• USD leads, GBP lags on the day
  • European equities higher; S&P 500 futures down 0.6%
  • US 10-year yields up 2.9 bps to 2.944%
  • Gold up 0.9% to $1,897.50
  • WTI up 0.8% to $107.10
  • bitcoin down 0.9% to $39,461

The post-FOMC moves yesterday are retracing back slightly as the dollar firmed, bond yields crept higher and US futures are marked lower in European morning trade. But the pound is the big mover as it crumbled amid a dovish rate hike by the BOE, with the central bank painting a rather bleak picture of the UK economy moving forward.

Stagflation risks are what stands out as policymakers predict 10% inflation this year with the economy contracting at the end of the year and grinding to a halt in the early stages of next year.

That is enough to drag the pound to fresh lows since July 2020 as cable tumbled from 1.2540 to below 1.2400 currently.

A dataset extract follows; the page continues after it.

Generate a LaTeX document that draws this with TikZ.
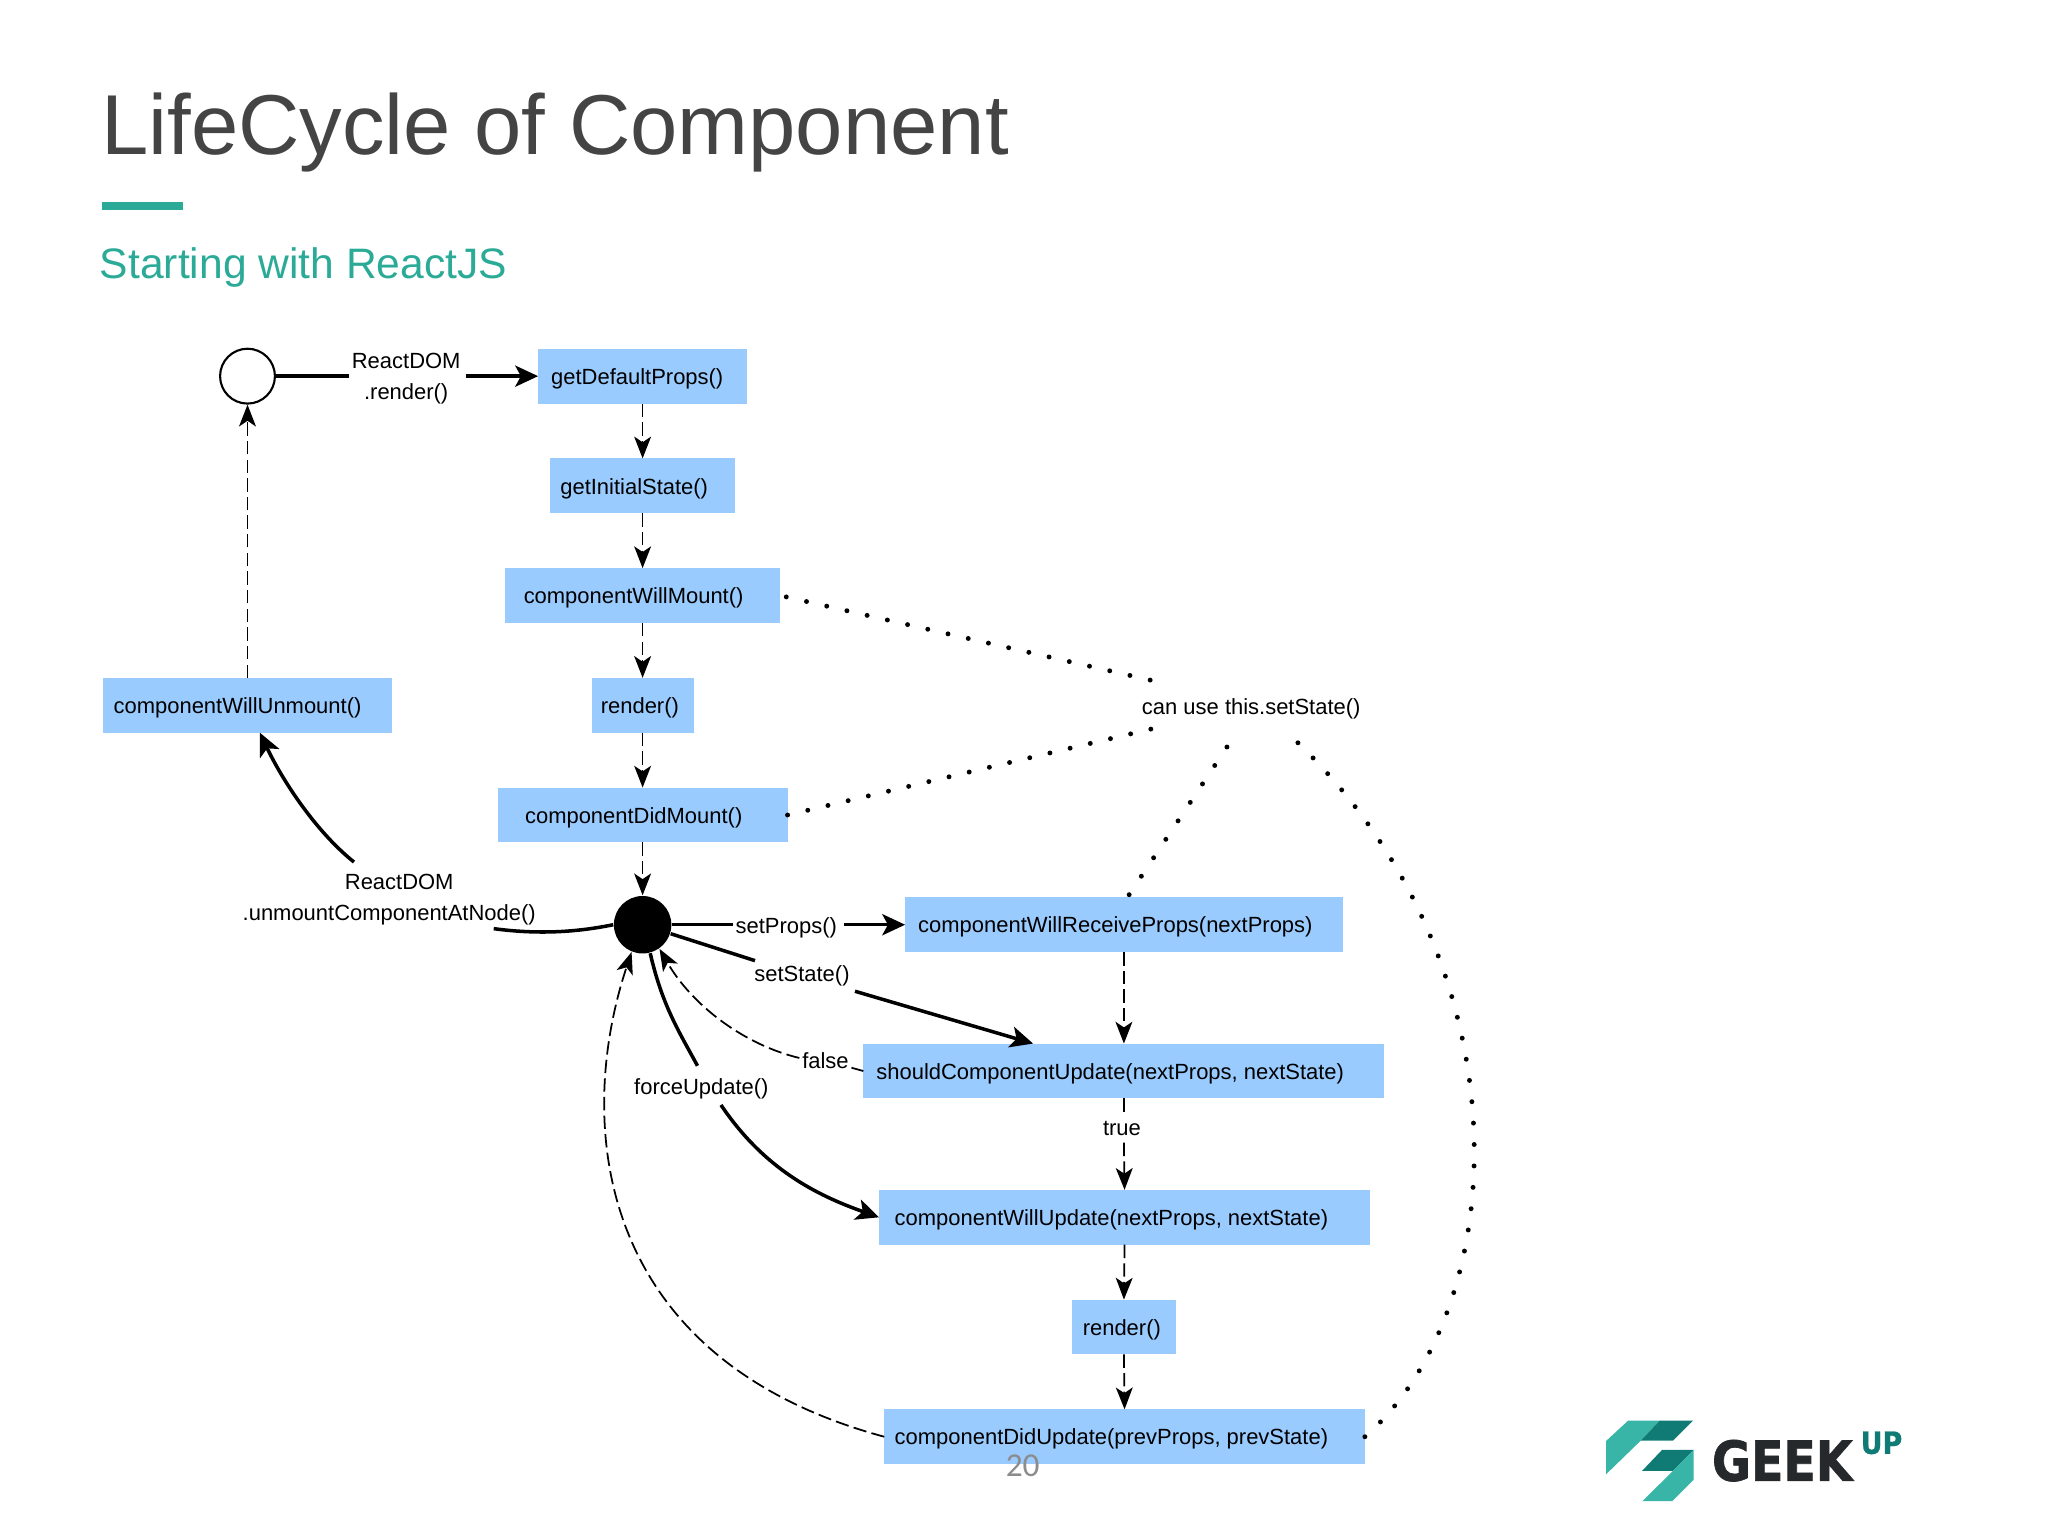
\documentclass[tikz,border=0pt]{standalone}
\usepackage{fontspec}
\setmainfont{Liberation Sans}
\newfontfamily\pagefont{Carlito}
\newfontfamily\geekfont[FakeStretch=0.86,FakeBold=1.2]{DejaVu Sans Bold}
\newfontfamily\upfont[FakeStretch=0.88,FakeBold=0.8]{DejaVu Sans Bold}
\usetikzlibrary{arrows.meta,calc}
\definecolor{boxblue}{HTML}{99CBFE}
\definecolor{teal1}{HTML}{2BAB97}
\definecolor{logolight}{HTML}{38B5A6}
\definecolor{logodark}{HTML}{0F7B74}
\definecolor{logotext}{HTML}{26292B}
\definecolor{titlegray}{HTML}{444444}
\tikzset{
  small/.style={font=\fontsize{6.25}{8.9}\selectfont},
  box/.style={small,fill=boxblue,inner sep=0pt,outer sep=0pt,rectangle},
  lbl/.style={small,inner xsep=0.8pt,inner ysep=0.8pt,outer sep=0pt,align=center},
  solidc/.style={line width=1pt,-{Stealth[length=6.5pt,width=6pt,inset=1.6pt]}},
  solidn/.style={line width=1pt},
  dashc/.style={line width=0.5pt,dash pattern=on 3.8pt off 1.5pt,-{Stealth[length=6.2pt,width=4.8pt,inset=1.6pt]}},
  dashn/.style={line width=0.5pt,dash pattern=on 3.8pt off 1.5pt},
  dotc/.style={line width=1.4pt,line cap=round,dash pattern=on 0pt off #1},
  dotc/.default=5.9pt,
}
\newlength{\bw}
\newlength{\bp}
% name, x1, y1, x2, y2, left padding, text
\newcommand{\bx}[7]{%
  \pgfmathsetlength{\bw}{(#4-#2)*0.0130612cm}%
  \pgfmathsetlength{\bp}{#6*0.0130612cm}%
  \node[box,minimum width=\bw,minimum height={(#5-#3)*0.0130612cm}] (#1) at ({(#2+#4)/2},{(#3+#5)/2})
    {\makebox[\bw][l]{\hspace*{\bp}\raisebox{-2.35pt}[0pt][0pt]{#7}}};%
}
\begin{document}
\begin{tikzpicture}[x=0.0130612cm,y=-0.0130612cm]
\useasboundingbox (0,0) rectangle (1568,1176);
% title block
\node[anchor=base west,inner sep=0pt,text=titlegray,font=\fontsize{24.2}{28}\selectfont] (title) at (77,118) {LifeCycle of Component};
\fill[teal1] (78,155) rectangle (140,161);
\node[anchor=base west,inner sep=0pt,text=teal1,font=\fontsize{12.12}{14}\selectfont] (sub) at (76,213) {Starting with ReactJS};
% boxes
\bx{gdp}{412}{267}{572}{309}{10}{getDefaultProps()}
\bx{gis}{421}{351}{563}{393}{8}{getInitialState()}
\bx{cwm}{387}{435}{597}{477}{14}{componentWillMount()}
\bx{rn}{453}{519}{531}{561}{7}{render()}
\bx{cdm}{381}{603}{603}{645}{21}{componentDidMount()}
\bx{cwum}{79}{519}{300}{561}{8}{componentWillUnmount()}
\bx{cwrp}{693}{687}{1028}{729}{10}{componentWillReceiveProps(nextProps)}
\bx{scu}{661}{799}{1060}{841}{10}{shouldComponentUpdate(nextProps, nextState)}
\bx{cwu}{673}{911}{1049}{953}{12}{componentWillUpdate(nextProps, nextState)}
\bx{rnb}{821}{995}{900}{1037}{8}{render()}
\bx{cdu}{677}{1079}{1045}{1121}{8}{componentDidUpdate(prevProps, prevState)}
% state circles
\node[circle,draw=black,line width=0.6pt,fill=white,minimum size=0.5486cm,inner sep=0pt] (start) at (189.5,288) {};
\node[circle,fill=black,minimum size=0.5747cm,inner sep=0pt] (hub) at (492,708) {};
% labels
\node[lbl] (lrender) at (311,290) {ReactDOM\\.render()};
\node[lbl] (lunmount) at (298,689) {\hspace*{0.2cm}ReactDOM\\.unmountComponentAtNode()};
\node[lbl] (lprops) at (602,710) {setProps()};
\node[lbl] (lstate) at (614,747) {setState()};
\node[lbl] (lfalse) at (632,812) {false};
\node[lbl] (lforce) at (537,834) {forceUpdate()};
\node[lbl,inner ysep=2pt] (ltrue) at (859,864) {true};
\node[lbl] (lcan) at (958,543) {can use this.setState()};
% free ends
\coordinate (ssEnd) at (791,799);
\coordinate (umA) at (378,711);
\coordinate (umB) at (271,660);
\coordinate (umC) at (199,561);
\coordinate (fuA) at (534,816);
\coordinate (fuB) at (552,846);
\coordinate (faA) at (612,810);
\coordinate (canA) at (882,521);
\coordinate (canB) at (882,558);
\coordinate (canC) at (940,571);
\coordinate (canD) at (993,568);
% solid connectors
\draw[solidn] (start.east) -- (start.east -| lrender.west);
\draw[solidc,shorten <=0.025cm] (gdp.west -| lrender.east) -- (gdp.west);
\draw[solidn] (hub.east) -- (hub.east -| lprops.west);
\draw[solidc,shorten <=0.04cm] (cwrp.west -| lprops.east) -- (cwrp.west);
\draw[solidn,shorten >=0.065cm] (hub) -- (lstate);
\draw[solidc,shorten <=0.09cm] (lstate) -- (ssEnd);
\draw[solidn] (hub.-75) .. controls (507,770) and (520,790) .. (fuA);
\draw[solidc] (fuB) .. controls (585,895) and (625,915) .. (cwu.west);
\draw[solidn] (hub.west) .. controls (445,713) and (415,716) .. (umA);
\draw[solidc] (umB) .. controls (240,635) and (215,595) .. (umC);
% dashed connectors
\draw[dashc] (gdp.south) -- (gis.north);
\draw[dashc] (gis.south) -- (cwm.north);
\draw[dashc] (cwm.south) -- (rn.north);
\draw[dashc] (rn.south) -- (cdm.north);
\draw[dashc] (cdm.south) -- (hub.north);
\draw[dashc] (cwum.north -| start.south) -- (start.south);
\draw[dashc] (cwrp.south) -- (scu.north);
\draw[dashn] (scu.south) -- (scu.south |- ltrue.north);
\draw[dashc] (scu.south |- ltrue.south) -- (cwu.north);
\draw[dashc] (cwu.south) -- (rnb.north);
\draw[dashc] (rnb.south) -- (cdu.north);
\draw[dashn] (scu.west) -- (lfalse);
\draw[dashc] (faA) .. controls (570,800) and (530,770) .. (hub.-55);
\draw[dashc] (cdu.west) .. controls (455,1040) and (440,860) .. (hub.-112);
% dotted connectors
\draw[dotc] (cwm.east) ++(5,1) -- (canA);
\draw[dotc] (cdm.east) -- (canB);
\draw[dotc=6.3pt] (cwrp.north) ++(4,-2) -- (canC);
\draw[dotc=6.1pt] (cdu.east) .. controls (1160,1000) and (1169,737) .. (canD);
% page number
\node[text=black!45,font=\pagefont\fontsize{9.5}{11}\selectfont,inner sep=0pt] (pg) at (783,1122) {20};
% logo
\begin{scope}[xshift=15.6cm,yshift=-13.8cm,x=0.003333cm,y=-0.003333cm]
\fill[logolight] (139,183) -- (205,122) -- (300,122) -- (243,182) -- (139,283) -- cycle;
\fill[logodark] (300,122) -- (400,122) -- (340,182) -- (243,182) -- cycle;
\fill[logodark] (307,210) -- (402,210) -- (340,273) -- (247,273) -- cycle;
\fill[logolight] (402,210) -- (402,300) -- (338,364) -- (248,364) -- (340,273) -- cycle;
\node[anchor=base west,inner sep=0pt,text=logotext,font=\geekfont\fontsize{15.7}{17}\selectfont] (geek) at (455,303) {GEEK};
\node[anchor=base west,inner sep=0pt,text=logodark,font=\upfont\fontsize{8.7}{10}\selectfont] (up) at (902,222) {UP};
\end{scope}
\end{tikzpicture}
\end{document}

Meanwhile, there is still some debate to the peak hawkishness message from the Fed yesterday as markets scaled back on the post-FOMC moves. EUR/USD moved down from 1.0600 to 1.0550 while USD/JPY jumped up from 129.30 to near 130.00 again currently.

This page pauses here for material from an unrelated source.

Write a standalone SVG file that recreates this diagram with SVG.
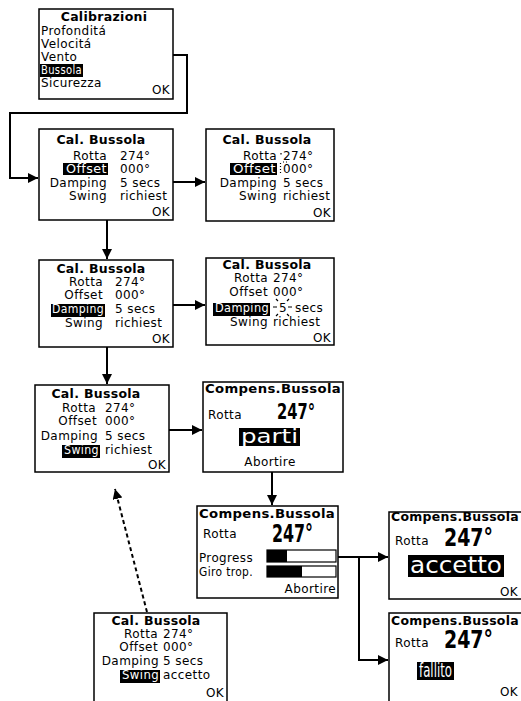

AUD/USD also gave up gains from around 0.7240 in a fall to 0.7190 at the moment.

This comes as bond yields are staying higher with 10-year Treasury yields still lingering just below the key 3% mark.

Elsewhere, stocks are also looking more guarded with US futures holding lower once again as yesterday's late spark may yet prove to be fleeting.